The first time the philosopher Daniel Dennett tried to explain how consciousness works in the human brain, the metaphor he reached for was Multiple Drafts.
“The end of all wanting is all I’ve been wanting,” David Berman sings on his final album. My wife finds this line almost too excruciating to listen to, because he took his own life not too long after the album was released. For me, though, you could read it as Zen-adjacent self-help—not about death, but an aspirational pathway for life. It doesn’t have to be a suicide note, even if it was. We think of negation as an end point, but maybe that’s a lack of imagination. I have no good, or even bad, metaphor for consciousness, but my intuition is that it’s something to do with em dashes.

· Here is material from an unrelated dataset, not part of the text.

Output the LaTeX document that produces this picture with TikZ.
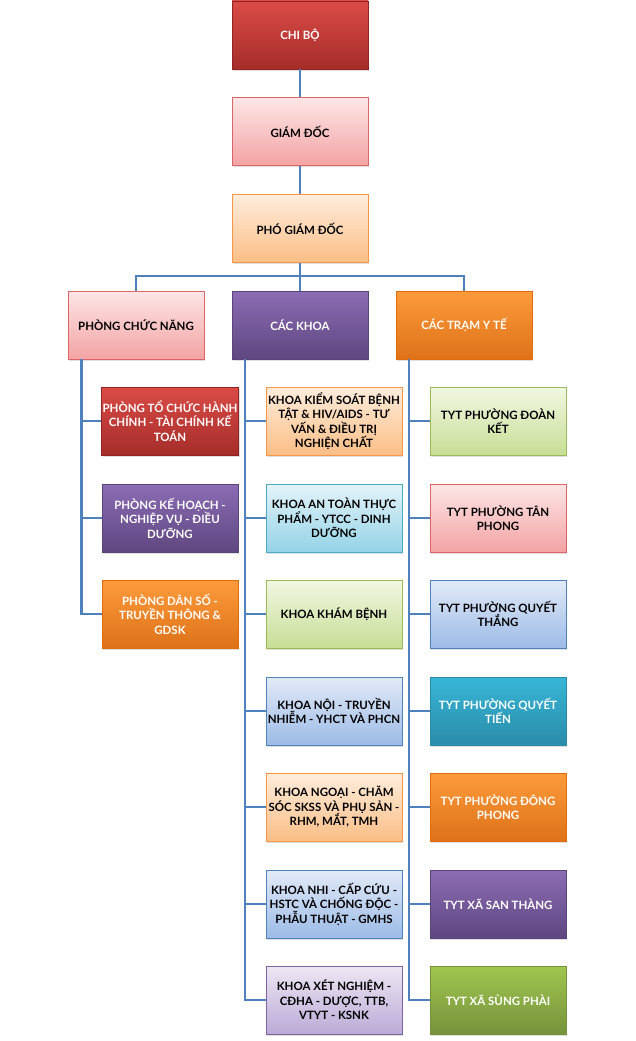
\documentclass[tikz,border=0pt]{standalone}
\usepackage{fontspec}
\setmainfont{Lato}
\usepackage{xcolor}
\usepackage{tikz}
\usetikzlibrary{shadows}
\def\boxw{102pt}
\def\boxh{51pt}
% couleurs
\definecolor{trait}{HTML}{4F81BD}
\definecolor{rougeH}{HTML}{DB4B46}\definecolor{rougeB}{HTML}{A52D2A}\definecolor{rougeT}{HTML}{8E2522}
\definecolor{roseH}{HTML}{FDE6E6}\definecolor{roseB}{HTML}{F4A3A4}\definecolor{roseT}{HTML}{DC6567}
\definecolor{pecheH}{HTML}{FEEDDC}\definecolor{pecheB}{HTML}{FBBE86}\definecolor{pecheT}{HTML}{F79646}
\definecolor{violetH}{HTML}{8C6CB4}\definecolor{violetB}{HTML}{5E4780}\definecolor{violetT}{HTML}{5A4479}
\definecolor{orangeH}{HTML}{FC9B3C}\definecolor{orangeB}{HTML}{DE7218}\definecolor{orangeT}{HTML}{E46C0A}
\definecolor{cielH}{HTML}{E3F3F9}\definecolor{cielB}{HTML}{94D3E7}\definecolor{cielT}{HTML}{4BACC6}
\definecolor{vertH}{HTML}{F1F7E2}\definecolor{vertB}{HTML}{C8DE96}\definecolor{vertT}{HTML}{9BBB59}
\definecolor{bleuH}{HTML}{E2EAF7}\definecolor{bleuB}{HTML}{9CBBE7}\definecolor{bleuT}{HTML}{4F81BD}
\definecolor{lilasH}{HTML}{EDE7F3}\definecolor{lilasB}{HTML}{BBAAD7}\definecolor{lilasT}{HTML}{8064A2}
\definecolor{turqH}{HTML}{38B6D7}\definecolor{turqB}{HTML}{2A8CA9}\definecolor{turqT}{HTML}{2A8CA9}
\definecolor{herbeH}{HTML}{A0C650}\definecolor{herbeB}{HTML}{76933B}\definecolor{herbeT}{HTML}{76933B}

\begin{document}
\begin{tikzpicture}[x=0.75pt, y=-0.75pt,
    bloc/.style={rectangle, minimum width=\boxw, minimum height=\boxh, inner sep=1pt, align=center,
        font=\bfseries\fontsize{8.6}{10.9}\selectfont, line width=0.6pt,
        drop shadow={opacity=0.25, shadow xshift=1pt, shadow yshift=-1.2pt}},
    rouge/.style={bloc, draw=rougeT, top color=rougeH, bottom color=rougeB, text=white},
    rose/.style={bloc, draw=roseT, top color=roseH, bottom color=roseB},
    peche/.style={bloc, draw=pecheT, top color=pecheH, bottom color=pecheB},
    violet/.style={bloc, draw=violetT, top color=violetH, bottom color=violetB, text=white},
    orange/.style={bloc, draw=orangeT, top color=orangeH, bottom color=orangeB, text=white},
    ciel/.style={bloc, draw=cielT, top color=cielH, bottom color=cielB},
    vert/.style={bloc, draw=vertT, top color=vertH, bottom color=vertB},
    bleu/.style={bloc, draw=bleuT, top color=bleuH, bottom color=bleuB},
    lilas/.style={bloc, draw=lilasT, top color=lilasH, bottom color=lilasB},
    turq/.style={bloc, draw=turqT, top color=turqH, bottom color=turqB, text=white},
    herbe/.style={bloc, draw=herbeT, top color=herbeH, bottom color=herbeB, text=white},
    lien/.style={draw=trait, line width=1.9pt}]
\useasboundingbox (0,0) rectangle (635,1041);
%\draw[step=50, black!20] (0,0) grid (635,1041);
    % direction
    \node[rouge] (chibo) at (300,35) {CHI BỘ};
    \node[rose] (giamdoc) at (300,131.5) {GIÁM ĐỐC};
    \node[peche] (phogd) at (300,228.5) {PHÓ GIÁM ĐỐC};
    % niveau 2
    \node[rose] (phong) at (136,325) {PHÒNG CHỨC NĂNG};
    \node[violet] (khoa) at (300,325) {CÁC KHOA};
    \node[orange] (tram) at (464,325) {CÁC TRẠM Y TẾ};
    % phong
    \node[rouge] (p1) at (170,421) {PHÒNG TỔ CHỨC HÀNH\\CHÍNH - TÀI CHÍNH KẾ\\TOÁN};
    \node[violet] (p2) at (170,518) {PHÒNG KẾ HOẠCH -\\NGHIỆP VỤ - ĐIỀU\\DƯỠNG};
    \node[orange] (p3) at (170,614) {PHÒNG DÂN SỐ -\\TRUYỀN THÔNG \&\\GDSK};
    % khoa
    \node[peche] (k1) at (334,421) {KHOA KIỂM SOÁT BỆNH\\TẬT \& HIV/AIDS - TƯ\\VẤN \& ĐIỀU TRỊ\\NGHIỆN CHẤT};
    \node[ciel] (k2) at (334,518) {KHOA AN TOÀN THỰC\\PHẨM - YTCC - DINH\\DƯỠNG};
    \node[vert] (k3) at (334,614) {KHOA KHÁM BỆNH};
    \node[bleu] (k4) at (334,711) {KHOA NỘI - TRUYỀN\\NHIỄM - YHCT VÀ PHCN};
    \node[peche] (k5) at (334,807) {KHOA NGOẠI - CHĂM\\SÓC SKSS VÀ PHỤ SẢN -\\RHM, MẮT, TMH};
    \node[bleu] (k6) at (334,904) {KHOA NHI - CẤP CỨU -\\HSTC VÀ CHỐNG ĐỘC -\\PHẪU THUẬT - GMHS};
    \node[lilas] (k7) at (334,1000) {KHOA XÉT NGHIỆM -\\CĐHA - DƯỢC, TTB,\\VTYT - KSNK};
    % tram
    \node[vert] (t1) at (498,421) {TYT PHƯỜNG ĐOÀN\\KẾT};
    \node[rose] (t2) at (498,518) {TYT PHƯỜNG TÂN\\PHONG};
    \node[bleu] (t3) at (498,614) {TYT PHƯỜNG QUYẾT\\THẮNG};
    \node[turq] (t4) at (498,711) {TYT PHƯỜNG QUYẾT\\TIẾN};
    \node[orange] (t5) at (498,807) {TYT PHƯỜNG ĐÔNG\\PHONG};
    \node[violet] (t6) at (498,904) {TYT XÃ SAN THÀNG};
    \node[herbe] (t7) at (498,1000) {TYT XÃ SÙNG PHÀI};
    % liens
    \coordinate (bus) at (300,276);
    \coordinate (tp) at ([xshift=10.5pt]phong.south west);
    \coordinate (tk) at ([xshift=10pt]khoa.south west);
    \coordinate (tt) at ([xshift=10pt]tram.south west);
    \draw[lien] (chibo) -- (giamdoc);
    \draw[lien] (giamdoc) -- (phogd);
    \draw[lien] (phogd) -- (bus);
    \draw[lien] (phong.north) |- (bus) -| (tram.north);
    \draw[lien] (bus) -- (khoa.north);
    \draw[lien] (tp) |- (p1.west);
    \draw[lien] (tp) |- (p2.west);
    \draw[lien] (tp) |- (p3.west);
    \draw[lien] (tk) |- (k1.west);
    \draw[lien] (tk) |- (k2.west);
    \draw[lien] (tk) |- (k3.west);
    \draw[lien] (tk) |- (k4.west);
    \draw[lien] (tk) |- (k5.west);
    \draw[lien] (tk) |- (k6.west);
    \draw[lien] (tk) |- (k7.west);
    \draw[lien] (tt) |- (t1.west);
    \draw[lien] (tt) |- (t2.west);
    \draw[lien] (tt) |- (t3.west);
    \draw[lien] (tt) |- (t4.west);
    \draw[lien] (tt) |- (t5.west);
    \draw[lien] (tt) |- (t6.west);
    \draw[lien] (tt) |- (t7.west);
\end{tikzpicture}
\end{document}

That day on the playground in Nashville when I had no sense of self at all, it seems like it would have been more alarming, more scary, than it was at the time. It wasn’t so bad, really. Maybe that’s because it’s me, my self, that would be scared—and that subjective experience of me was not available, so there was no one to be scared? But then, who was the self, the identity, the consciousness, that was experiencing all that, that could narrate the elimination of the ego as a subjective experience? I don’t know. It’s silly to tell a first-person story without an I.

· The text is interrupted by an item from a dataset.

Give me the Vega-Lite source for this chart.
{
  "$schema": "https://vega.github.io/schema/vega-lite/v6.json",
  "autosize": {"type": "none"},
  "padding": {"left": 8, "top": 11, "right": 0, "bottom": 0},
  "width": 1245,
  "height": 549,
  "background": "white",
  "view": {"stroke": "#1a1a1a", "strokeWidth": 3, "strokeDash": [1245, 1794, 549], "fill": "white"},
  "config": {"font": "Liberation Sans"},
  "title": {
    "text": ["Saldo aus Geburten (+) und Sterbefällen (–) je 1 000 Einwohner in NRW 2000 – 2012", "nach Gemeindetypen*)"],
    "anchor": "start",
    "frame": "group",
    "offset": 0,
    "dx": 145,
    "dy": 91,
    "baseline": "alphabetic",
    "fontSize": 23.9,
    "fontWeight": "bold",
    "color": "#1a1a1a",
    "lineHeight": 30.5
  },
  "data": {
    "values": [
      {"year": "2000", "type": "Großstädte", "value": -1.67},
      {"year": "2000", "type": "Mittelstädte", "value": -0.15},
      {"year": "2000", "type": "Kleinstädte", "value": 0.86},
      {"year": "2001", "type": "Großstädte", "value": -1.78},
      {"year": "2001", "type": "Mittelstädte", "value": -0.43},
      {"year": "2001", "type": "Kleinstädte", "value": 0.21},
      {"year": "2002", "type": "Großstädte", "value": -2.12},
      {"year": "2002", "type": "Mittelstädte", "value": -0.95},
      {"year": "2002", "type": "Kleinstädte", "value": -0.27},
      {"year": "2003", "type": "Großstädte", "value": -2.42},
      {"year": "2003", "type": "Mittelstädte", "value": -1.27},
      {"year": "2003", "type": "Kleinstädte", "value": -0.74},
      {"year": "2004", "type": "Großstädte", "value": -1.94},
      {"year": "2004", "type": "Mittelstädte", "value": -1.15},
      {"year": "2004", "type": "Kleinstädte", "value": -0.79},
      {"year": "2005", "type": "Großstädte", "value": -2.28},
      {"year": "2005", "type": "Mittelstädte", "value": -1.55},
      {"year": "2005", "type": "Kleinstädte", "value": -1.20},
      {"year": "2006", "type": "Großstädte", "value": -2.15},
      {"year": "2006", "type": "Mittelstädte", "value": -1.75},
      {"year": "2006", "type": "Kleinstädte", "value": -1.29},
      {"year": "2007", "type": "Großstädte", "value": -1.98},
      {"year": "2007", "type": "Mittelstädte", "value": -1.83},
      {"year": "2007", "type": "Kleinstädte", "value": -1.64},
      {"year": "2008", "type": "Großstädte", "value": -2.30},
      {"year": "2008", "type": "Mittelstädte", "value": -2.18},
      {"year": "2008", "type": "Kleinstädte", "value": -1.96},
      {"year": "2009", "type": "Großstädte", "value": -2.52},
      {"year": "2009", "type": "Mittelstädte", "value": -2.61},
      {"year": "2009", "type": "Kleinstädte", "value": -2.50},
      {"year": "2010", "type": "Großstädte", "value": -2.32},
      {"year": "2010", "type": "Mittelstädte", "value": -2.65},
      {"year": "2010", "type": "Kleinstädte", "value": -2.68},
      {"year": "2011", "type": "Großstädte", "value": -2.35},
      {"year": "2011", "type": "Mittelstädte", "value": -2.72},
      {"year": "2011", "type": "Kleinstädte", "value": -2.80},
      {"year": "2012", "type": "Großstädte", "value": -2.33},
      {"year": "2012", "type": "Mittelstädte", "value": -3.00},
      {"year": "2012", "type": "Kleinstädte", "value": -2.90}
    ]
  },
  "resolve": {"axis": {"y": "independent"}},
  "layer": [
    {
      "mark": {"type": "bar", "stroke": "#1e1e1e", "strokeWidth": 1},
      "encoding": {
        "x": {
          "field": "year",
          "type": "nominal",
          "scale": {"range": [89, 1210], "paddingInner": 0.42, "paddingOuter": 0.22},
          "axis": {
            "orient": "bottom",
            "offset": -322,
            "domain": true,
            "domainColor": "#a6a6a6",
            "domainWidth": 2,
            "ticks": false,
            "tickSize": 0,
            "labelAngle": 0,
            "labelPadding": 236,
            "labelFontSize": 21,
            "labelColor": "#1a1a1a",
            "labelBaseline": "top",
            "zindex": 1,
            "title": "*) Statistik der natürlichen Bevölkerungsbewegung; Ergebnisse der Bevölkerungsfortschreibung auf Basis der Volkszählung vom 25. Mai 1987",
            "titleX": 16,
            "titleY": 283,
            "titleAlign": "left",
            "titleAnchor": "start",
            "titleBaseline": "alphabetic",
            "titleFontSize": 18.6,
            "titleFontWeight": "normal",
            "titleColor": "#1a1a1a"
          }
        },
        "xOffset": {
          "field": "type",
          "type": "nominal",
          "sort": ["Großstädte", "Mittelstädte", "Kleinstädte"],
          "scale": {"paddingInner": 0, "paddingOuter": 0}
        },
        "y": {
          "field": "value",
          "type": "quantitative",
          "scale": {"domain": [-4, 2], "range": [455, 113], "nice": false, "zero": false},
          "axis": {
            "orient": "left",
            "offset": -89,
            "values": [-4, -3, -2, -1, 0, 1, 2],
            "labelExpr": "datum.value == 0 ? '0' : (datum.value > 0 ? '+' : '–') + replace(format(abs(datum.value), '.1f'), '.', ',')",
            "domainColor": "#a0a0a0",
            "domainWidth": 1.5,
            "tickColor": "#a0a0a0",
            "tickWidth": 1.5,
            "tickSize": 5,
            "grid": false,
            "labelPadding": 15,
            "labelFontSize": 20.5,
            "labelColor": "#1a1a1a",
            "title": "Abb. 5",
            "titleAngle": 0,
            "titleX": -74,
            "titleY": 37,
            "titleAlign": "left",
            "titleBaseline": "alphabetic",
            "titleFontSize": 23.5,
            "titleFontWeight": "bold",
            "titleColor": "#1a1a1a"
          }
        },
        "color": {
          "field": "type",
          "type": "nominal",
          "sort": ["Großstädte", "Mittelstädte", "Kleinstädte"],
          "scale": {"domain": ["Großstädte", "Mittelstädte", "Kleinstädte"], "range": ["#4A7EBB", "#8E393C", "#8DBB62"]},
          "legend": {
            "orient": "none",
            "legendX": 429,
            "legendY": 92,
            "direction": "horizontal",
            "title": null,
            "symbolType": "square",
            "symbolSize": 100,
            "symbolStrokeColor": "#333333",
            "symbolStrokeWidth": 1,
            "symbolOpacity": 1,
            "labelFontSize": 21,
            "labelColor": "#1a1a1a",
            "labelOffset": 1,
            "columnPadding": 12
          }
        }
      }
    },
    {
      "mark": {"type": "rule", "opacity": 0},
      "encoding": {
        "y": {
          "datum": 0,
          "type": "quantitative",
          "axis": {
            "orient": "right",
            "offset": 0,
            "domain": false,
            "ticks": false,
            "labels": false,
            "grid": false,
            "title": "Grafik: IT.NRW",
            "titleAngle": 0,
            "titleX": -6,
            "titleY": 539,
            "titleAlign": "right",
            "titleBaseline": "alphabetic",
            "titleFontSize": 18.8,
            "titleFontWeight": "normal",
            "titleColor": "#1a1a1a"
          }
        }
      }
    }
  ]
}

At some point, I wound up in the sand, lying down on my back, looking up at the sky. I still had all of my clothes on but I felt naked. I felt suddenly and completely like an infant. The sounds that came from my mouth were each distinctive fascinations. Lying there I spread my arms and I spread my legs and made angels in the sand. To make clear what I was doing, I spoke, perhaps not in words, that I was making sand angels. I am a baby and I am making sand angels, I said, or did not say, or something.
I understood, or did not understand, that the death of the self is not a final act, it’s a new beginning. A fresh new self emerged like an infant there in the sand. Or maybe it’s the same old self, or maybe there are countless selves, dying and returning and dying and returning. It’s a mystery. But I felt very good.
I had fallen and I had risen and I had been reborn.
And the sky and the trees looked so familiar and so brand new. I was touching a tiny part of the planet, there in the sand, with my hands and feet, and the planet was rotating imperceptibly, and I perceived its imperceptibility, and I breathed, and my heart beat, and the blood moved through my body, and the neurons in my brain did their thing and the bones and muscles moved and I stood up and I was myself, my old self, in the old world, but a newer self in a newer world, a new skin, and I knew but did not know that some millions of imperceptible molecules of my skin were gone and now in the sand, part of me was there, and I knew but did not know that it mattered and did not matter that I was with the sand, whatever that might mean, and the part of my body that remained walked out of the sand and told my friends, here I am, and they were either high as well or drunk or just forgiving, and they said, there you are, and I said here I am and the lights in the park let us see each other’s faces and the stars and moon above shined down on the wide spinning world that was for all of us our only home, rolling round and round and round and round.